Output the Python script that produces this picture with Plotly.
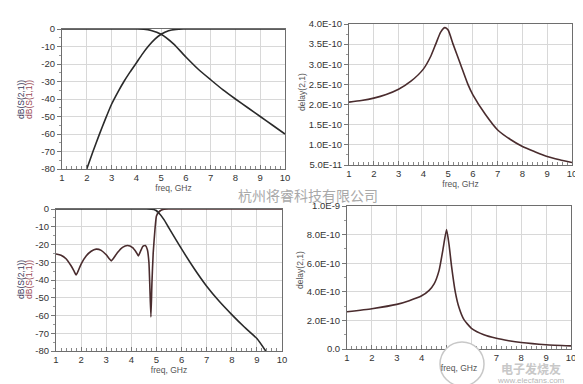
import plotly.graph_objects as go

# ---------------- data ----------------
freq_ticks = [1, 2, 3, 4, 5, 6, 7, 8, 9, 10]
freq_ticktext = ["1", "2", "3", "4", "5", "6", "7", "8", "9", "10"]

db_ticks = [0, -10, -20, -30, -40, -50, -60, -70, -80]
db_ticktext = ["0", "-10", "-20", "-30", "-40", "-50", "-60", "-70", "-80"]

# top-left: filter 1, S-parameters (dB)
freq_tl_s21 = [1, 2, 3, 4, 4.3, 4.6, 5.0, 5.5, 6.0, 6.5, 7.0, 7.5, 8.0, 8.5, 9.0, 9.5, 10.0]
db_tl_s21 = [0, 0, 0, 0, -0.1, -0.8, -3.0, -8.5, -16.0, -23.0, -29.0, -34.8, -40.0, -45.0, -50.0, -55.0, -60.0]
freq_tl_s11 = [2.0, 2.25, 2.5, 2.75, 3.0, 3.25, 3.5, 3.75, 4.0, 4.25, 4.5, 4.75, 5.0, 5.3, 5.6, 5.9, 6.5, 10.0]
db_tl_s11 = [-80.0, -70.0, -60.5, -51.5, -43.0, -36.2, -30.0, -24.5, -19.4, -14.2, -9.6, -5.8, -3.0, -1.0,
             -0.2, 0, 0, 0]

# top-right: filter 1, group delay (s)
delay_tr_ticks = [4.0e-10, 3.5e-10, 3.0e-10, 2.5e-10, 2.0e-10, 1.5e-10, 1.0e-10, 5.0e-11]
delay_tr_ticktext = ["4.0E-10", "3.5E-10", "3.0E-10", "2.5E-10", "2.0E-10", "1.5E-10", "1.0E-10", "5.0E-11"]
freq_tr = [1, 1.5, 2, 2.5, 3, 3.5, 4, 4.3, 4.5, 4.7, 4.87, 5.0, 5.2, 5.5, 5.8, 6, 6.5, 7, 7.5, 8, 8.5, 9, 9.5, 10]
delay_tr = [2.06e-10, 2.10e-10, 2.16e-10, 2.25e-10, 2.38e-10, 2.58e-10, 2.88e-10, 3.20e-10, 3.50e-10,
            3.80e-10, 3.91e-10, 3.85e-10, 3.50e-10, 3.00e-10, 2.50e-10, 2.24e-10, 1.76e-10, 1.37e-10,
            1.14e-10, 0.96e-10, 0.83e-10, 0.71e-10, 0.63e-10, 0.56e-10]

# bottom-left: filter 2, S-parameters (dB)
freq_bl_s11 = [1.0, 1.2, 1.4, 1.6, 1.72, 1.8, 1.88, 2.0, 2.2, 2.4, 2.6, 2.8, 3.0, 3.12, 3.2, 3.28, 3.45,
               3.65, 3.85, 4.05, 4.2, 4.28, 4.36, 4.46, 4.56, 4.64, 4.7, 4.74, 4.78, 4.82, 4.87, 4.94,
               5.0, 5.08, 5.18, 5.3, 5.5, 10.0]
db_bl_s11 = [-25.3, -26.0, -28.0, -32.0, -35.0, -37.2, -35.0, -31.0, -26.5, -23.8, -22.6, -23.3, -25.8,
             -28.0, -29.2, -28.0, -24.5, -21.6, -20.6, -21.8, -24.5, -26.4, -24.0, -21.0, -20.6,
             -23.0, -30.0, -45.0, -60.8, -42.0, -25.0, -11.7, -4.0, -2.0, -0.7, -0.1, 0, 0]
freq_bl_s21 = [1.0, 3.0, 4.6, 4.9, 5.0, 5.08, 5.3, 5.5, 6.0, 6.5, 7.0, 7.5, 8.0, 8.5, 9.0, 9.35]
db_bl_s21 = [0, 0, 0, -0.3, -1.0, -2.0, -6.0, -10.8, -22.5, -33.5, -43.5, -52.0, -59.5, -66.5, -73.0, -80.0]

# bottom-right: filter 2, group delay (s)
delay_br_ticks = [0.0, 2.0e-10, 4.0e-10, 6.0e-10, 8.0e-10, 1.0e-9]
delay_br_ticktext = ["0.0", "2.0E-10", "4.0E-10", "6.0E-10", "8.0E-10", "1.0E-9"]
freq_br = [1, 2, 3, 3.5, 4, 4.3, 4.5, 4.7, 4.85, 5.0, 5.1, 5.2, 5.35, 5.5, 5.7, 6, 6.5, 7, 7.5, 8, 9, 10]
delay_br = [2.60e-10, 2.82e-10, 3.12e-10, 3.38e-10, 3.72e-10, 4.10e-10, 4.55e-10, 5.50e-10, 6.90e-10,
            8.35e-10, 7.30e-10, 5.80e-10, 4.00e-10, 2.90e-10, 2.05e-10, 1.45e-10, 1.00e-10, 0.75e-10,
            0.58e-10, 0.45e-10, 0.30e-10, 0.22e-10]

# ---------------- figure ----------------
W, H = 583, 384
FONT = "Liberation Sans, Arial, sans-serif"
TRACE_DARK = "#2a2a2a"
TRACE_RED = "#4a2c2e"
GRID = "#d8d8d8"
FRAME = "#6e6e6e"


def xd(a, b):
    return [a / W, b / W]


def yd(top, bottom):
    return [1 - bottom / H, 1 - top / H]


fig = go.Figure()

line_kw = dict(shape="spline", smoothing=0.6, width=1.6)

fig.add_trace(go.Scatter(x=freq_tl_s21, y=db_tl_s21, mode="lines", xaxis="x", yaxis="y",
                         line=dict(color=TRACE_DARK, **line_kw), name="dB(S(2,1))"))
fig.add_trace(go.Scatter(x=freq_tl_s11, y=db_tl_s11, mode="lines", xaxis="x", yaxis="y",
                         line=dict(color=TRACE_DARK, **line_kw), name="dB(S(1,1))"))
fig.add_trace(go.Scatter(x=freq_tr, y=delay_tr, mode="lines", xaxis="x2", yaxis="y2",
                         line=dict(color=TRACE_RED, **line_kw), name="delay(2,1)"))
fig.add_trace(go.Scatter(x=freq_bl_s11, y=db_bl_s11, mode="lines", xaxis="x3", yaxis="y3",
                         line=dict(color=TRACE_RED, shape="spline", smoothing=0.5, width=1.6), name="dB(S(1,1))"))
fig.add_trace(go.Scatter(x=freq_bl_s21, y=db_bl_s21, mode="lines", xaxis="x3", yaxis="y3",
                         line=dict(color=TRACE_DARK, **line_kw), name="dB(S(2,1))"))
fig.add_trace(go.Scatter(x=freq_br, y=delay_br, mode="lines", xaxis="x4", yaxis="y4",
                         line=dict(color=TRACE_RED, shape="spline", smoothing=0.5, width=1.6), name="delay(2,1)"))

tickfont = dict(family=FONT, size=9.5, color="#333")


def xaxis(domain, anchor):
    return dict(domain=domain, anchor=anchor, range=[1, 10], tickvals=freq_ticks, ticktext=freq_ticktext,
                ticks="inside", ticklen=4, tickcolor="#777", showgrid=True, gridcolor=GRID, gridwidth=1,
                showline=True, linecolor=FRAME, linewidth=1, mirror=True, zeroline=False,
                minor=dict(dtick=0.2, ticks="inside", ticklen=3, tickcolor="#888", showgrid=False),
                tickfont=tickfont, automargin=False,
                title=dict(text="freq, GHz", font=dict(family=FONT, size=8.5, color="#555"), standoff=2))


def yaxis(domain, anchor, rng, tv, tt, minor_dtick):
    return dict(domain=domain, anchor=anchor, range=rng, tickvals=tv, ticktext=tt,
                ticks="outside", ticklen=4, tickcolor="#777", showgrid=True, gridcolor=GRID, gridwidth=1,
                showline=True, linecolor=FRAME, linewidth=1, mirror=True, zeroline=False,
                minor=dict(dtick=minor_dtick, ticks="outside", ticklen=2, tickcolor="#999", showgrid=False),
                tickfont=tickfont, automargin=False)


fig.update_layout(
    width=W, height=H, template="none",
    margin=dict(l=0, r=0, t=0, b=0),
    paper_bgcolor="white", plot_bgcolor="white",
    showlegend=False,
    xaxis=xaxis(xd(54, 277), "y"),
    yaxis=yaxis(yd(21, 161), "x", [-80, 0], db_ticks, db_ticktext, 5),
    xaxis2=xaxis(xd(341, 564), "y2"),
    yaxis2=yaxis(yd(16, 157), "x2", [5.0e-11, 4.0e-10], delay_tr_ticks, delay_tr_ticktext, 2.5e-11),
    xaxis3=xaxis(xd(48, 274), "y3"),
    yaxis3=yaxis(yd(201, 343), "x3", [-80, 0], db_ticks, db_ticktext, 5),
    xaxis4=xaxis(xd(339, 563), "y4"),
    yaxis4=yaxis(yd(198, 341), "x4", [0, 1.0e-9], delay_br_ticks, delay_br_ticktext, 1.0e-10),
)

ann = []


def ytitle(x_px, y_px, text, color):
    ann.append(dict(x=x_px / W, y=1 - y_px / H, xref="paper", yref="paper", text=text, textangle=-90,
                    showarrow=False, font=dict(family=FONT, size=8.5, color=color),
                    xanchor="center", yanchor="middle", borderpad=0))


ytitle(13, 92, "dB(S(2,1))", "#3a3a5a")
ytitle(21, 92, "dB(S(1,1))", "#9a4a55")
ytitle(13, 272, "dB(S(2,1))", "#3a3a5a")
ytitle(21, 272, "dB(S(1,1))", "#9a4a55")
ytitle(294, 84, "delay(2,1)", "#555")
ytitle(292, 262, "delay(2,1)", "#555")

# watermark
ann.append(dict(x=300 / W, y=1 - 187 / H, xref="paper", yref="paper", text="杭州将睿科技有限公司",
                showarrow=False, font=dict(family="Noto Sans CJK SC", size=14, color="#a9a9a9"),
                xanchor="center", yanchor="middle", borderpad=0))
ann.append(dict(x=523 / W, y=1 - 360 / H, xref="paper", yref="paper", text="<b>电子发烧友</b>",
                showarrow=False, font=dict(family="Noto Sans CJK SC", size=12, color="#c8c8c8"),
                xanchor="center", yanchor="middle", borderpad=0))
ann.append(dict(x=523 / W, y=1 - 372 / H, xref="paper", yref="paper", text="www.elecfans.com",
                showarrow=False, font=dict(family=FONT, size=8, color="#b8b8b8"),
                xanchor="center", yanchor="middle", borderpad=0))
fig.update_layout(annotations=ann)

fig.add_shape(type="circle", xref="paper", yref="paper",
              x0=432 / W, x1=476 / W, y0=1 - 378 / H, y1=1 - 334 / H,
              line=dict(color="#c8c8c8", width=1.5), fillcolor="white", layer="above")

fig.write_html("out.html")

○ ○ ○ ○

THE REQUEST -
Only the lines from the top of the data through the line with "1.14e-10, 0.96e-10, 0.83e-10, 0.71e-10, 0.63e-10, 0.56e-10]" should be quoted, exactly and with both ends kept; skip the pictures.

THE COMPLETED TASK -
Output the Python script that produces this picture with Plotly.
import plotly.graph_objects as go

# ---------------- data ----------------
freq_ticks = [1, 2, 3, 4, 5, 6, 7, 8, 9, 10]
freq_ticktext = ["1", "2", "3", "4", "5", "6", "7", "8", "9", "10"]

db_ticks = [0, -10, -20, -30, -40, -50, -60, -70, -80]
db_ticktext = ["0", "-10", "-20", "-30", "-40", "-50", "-60", "-70", "-80"]

# top-left: filter 1, S-parameters (dB)
freq_tl_s21 = [1, 2, 3, 4, 4.3, 4.6, 5.0, 5.5, 6.0, 6.5, 7.0, 7.5, 8.0, 8.5, 9.0, 9.5, 10.0]
db_tl_s21 = [0, 0, 0, 0, -0.1, -0.8, -3.0, -8.5, -16.0, -23.0, -29.0, -34.8, -40.0, -45.0, -50.0, -55.0, -60.0]
freq_tl_s11 = [2.0, 2.25, 2.5, 2.75, 3.0, 3.25, 3.5, 3.75, 4.0, 4.25, 4.5, 4.75, 5.0, 5.3, 5.6, 5.9, 6.5, 10.0]
db_tl_s11 = [-80.0, -70.0, -60.5, -51.5, -43.0, -36.2, -30.0, -24.5, -19.4, -14.2, -9.6, -5.8, -3.0, -1.0,
             -0.2, 0, 0, 0]

# top-right: filter 1, group delay (s)
delay_tr_ticks = [4.0e-10, 3.5e-10, 3.0e-10, 2.5e-10, 2.0e-10, 1.5e-10, 1.0e-10, 5.0e-11]
delay_tr_ticktext = ["4.0E-10", "3.5E-10", "3.0E-10", "2.5E-10", "2.0E-10", "1.5E-10", "1.0E-10", "5.0E-11"]
freq_tr = [1, 1.5, 2, 2.5, 3, 3.5, 4, 4.3, 4.5, 4.7, 4.87, 5.0, 5.2, 5.5, 5.8, 6, 6.5, 7, 7.5, 8, 8.5, 9, 9.5, 10]
delay_tr = [2.06e-10, 2.10e-10, 2.16e-10, 2.25e-10, 2.38e-10, 2.58e-10, 2.88e-10, 3.20e-10, 3.50e-10,
            3.80e-10, 3.91e-10, 3.85e-10, 3.50e-10, 3.00e-10, 2.50e-10, 2.24e-10, 1.76e-10, 1.37e-10,
            1.14e-10, 0.96e-10, 0.83e-10, 0.71e-10, 0.63e-10, 0.56e-10]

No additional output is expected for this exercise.